- Nightingale DVD cover
- Directed by: Christine Edzard
- Based on: The Nightingale by Hans Christian Andersen
- Produced by: Richard B. Goodwin
- Starring: Richard Goolden Mandy Carlin John Dalby
- Cinematography: Christopher Challis
- Music by: Beethoven
- Production company: Sands Films
- Distributed by: Channel 4
- Release date: 1981;
- Running time: 143 minutes
- Country: United Kingdom
- Language: English

= The Nightingale (1981 film) =

British film

The Nightingale is a 1981 film directed by Christine Edzard and produced by Richard B. Goodwin at Sands Films Studios in London. The film features Richard Goolden, Mandy Carlin and John Dalby. The music by Beethoven was arranged by Michael Sanvoisin and cinematography was by Christopher Challis.
The film uses puppets to tell Hans Christian Andersen's tale about the song of a nightingale heard by the little kitchen girl at the Emperor of China's palace.

==Production==
Sands Films, the production company that made the film, is owned and run by Christine Edzard, the screenwriter and director known for her meticulous filmmaking, often based on Victorian English sources, and her husband Richard B. Goodwin.
Their other productions include Stories from a Flying Trunk (1979), Biddy (1983), Little Dorrit (1987), The Fool (1990), As You Like It (1991), Amahl and the Night Visitors (1996), The IMAX Nutcracker (1997), The Children's Midsummer Night's Dream (2001) and The Good Soldier Schwejk (2018).

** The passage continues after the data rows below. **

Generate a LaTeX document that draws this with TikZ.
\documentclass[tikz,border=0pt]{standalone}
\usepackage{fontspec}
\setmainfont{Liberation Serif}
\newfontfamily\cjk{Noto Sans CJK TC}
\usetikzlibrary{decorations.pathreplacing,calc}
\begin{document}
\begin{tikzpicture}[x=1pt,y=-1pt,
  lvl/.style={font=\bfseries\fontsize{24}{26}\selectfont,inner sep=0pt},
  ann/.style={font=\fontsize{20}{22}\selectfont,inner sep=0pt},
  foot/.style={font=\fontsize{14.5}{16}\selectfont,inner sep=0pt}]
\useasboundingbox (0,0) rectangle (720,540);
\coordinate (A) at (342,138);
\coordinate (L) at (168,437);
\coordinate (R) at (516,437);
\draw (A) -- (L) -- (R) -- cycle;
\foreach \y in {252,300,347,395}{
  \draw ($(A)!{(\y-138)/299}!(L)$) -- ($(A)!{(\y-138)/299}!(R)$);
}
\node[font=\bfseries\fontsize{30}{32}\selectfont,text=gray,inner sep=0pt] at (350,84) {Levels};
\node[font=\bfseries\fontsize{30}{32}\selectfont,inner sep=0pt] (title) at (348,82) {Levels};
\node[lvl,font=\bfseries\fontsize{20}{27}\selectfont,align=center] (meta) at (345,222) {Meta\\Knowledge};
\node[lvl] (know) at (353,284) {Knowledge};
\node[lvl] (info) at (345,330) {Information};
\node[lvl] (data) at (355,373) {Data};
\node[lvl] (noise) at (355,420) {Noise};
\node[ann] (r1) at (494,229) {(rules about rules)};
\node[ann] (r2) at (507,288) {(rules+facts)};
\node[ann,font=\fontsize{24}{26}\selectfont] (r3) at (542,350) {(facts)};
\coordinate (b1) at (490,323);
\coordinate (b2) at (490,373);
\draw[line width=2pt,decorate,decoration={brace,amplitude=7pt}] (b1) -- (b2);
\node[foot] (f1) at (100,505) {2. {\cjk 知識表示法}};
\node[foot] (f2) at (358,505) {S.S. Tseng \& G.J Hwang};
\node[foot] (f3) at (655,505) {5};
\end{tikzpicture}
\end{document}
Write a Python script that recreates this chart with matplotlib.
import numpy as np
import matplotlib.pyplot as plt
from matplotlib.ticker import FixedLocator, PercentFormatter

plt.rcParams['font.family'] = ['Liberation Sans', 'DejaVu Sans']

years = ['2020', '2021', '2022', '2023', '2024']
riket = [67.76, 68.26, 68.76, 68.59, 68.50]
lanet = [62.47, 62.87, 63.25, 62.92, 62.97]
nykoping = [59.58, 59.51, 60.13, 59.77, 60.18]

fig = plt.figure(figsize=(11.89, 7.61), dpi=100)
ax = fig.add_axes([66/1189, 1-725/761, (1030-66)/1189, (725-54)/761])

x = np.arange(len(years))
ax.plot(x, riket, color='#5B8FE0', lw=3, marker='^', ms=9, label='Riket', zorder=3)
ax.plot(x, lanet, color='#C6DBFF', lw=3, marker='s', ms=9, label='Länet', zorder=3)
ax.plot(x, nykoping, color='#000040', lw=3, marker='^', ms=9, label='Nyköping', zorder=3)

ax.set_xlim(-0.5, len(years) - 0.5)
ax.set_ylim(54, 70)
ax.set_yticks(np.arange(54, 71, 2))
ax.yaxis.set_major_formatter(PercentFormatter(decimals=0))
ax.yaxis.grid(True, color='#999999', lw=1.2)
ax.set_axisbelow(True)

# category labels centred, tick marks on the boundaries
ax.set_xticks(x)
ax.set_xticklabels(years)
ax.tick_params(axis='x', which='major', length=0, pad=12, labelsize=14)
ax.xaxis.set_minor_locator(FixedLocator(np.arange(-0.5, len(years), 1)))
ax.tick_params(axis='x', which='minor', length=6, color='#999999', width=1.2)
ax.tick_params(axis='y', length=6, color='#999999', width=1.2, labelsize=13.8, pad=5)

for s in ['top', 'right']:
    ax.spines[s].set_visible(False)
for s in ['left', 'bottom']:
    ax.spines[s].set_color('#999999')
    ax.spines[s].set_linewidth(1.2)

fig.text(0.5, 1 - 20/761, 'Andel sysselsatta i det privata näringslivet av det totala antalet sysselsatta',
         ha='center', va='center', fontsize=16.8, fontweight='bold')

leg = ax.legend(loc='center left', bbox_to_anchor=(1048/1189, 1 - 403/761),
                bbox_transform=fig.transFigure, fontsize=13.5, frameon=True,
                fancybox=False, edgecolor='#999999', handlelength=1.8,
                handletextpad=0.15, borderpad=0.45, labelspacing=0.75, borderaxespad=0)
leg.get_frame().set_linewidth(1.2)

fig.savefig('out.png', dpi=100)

Like Stories from a Flying Trunk, The Nightingale is based on a story by Hans Christian Andersen, with elaborate costumes and intricate sets. The film used stop-frame animation with figures made of sheet lead, including their fingers, to stop the moving parts from fracturing during filming.

==Reception==

The Nightingale won an award at the 12th International Short and Documentary Film Festival in Lille, January 1982.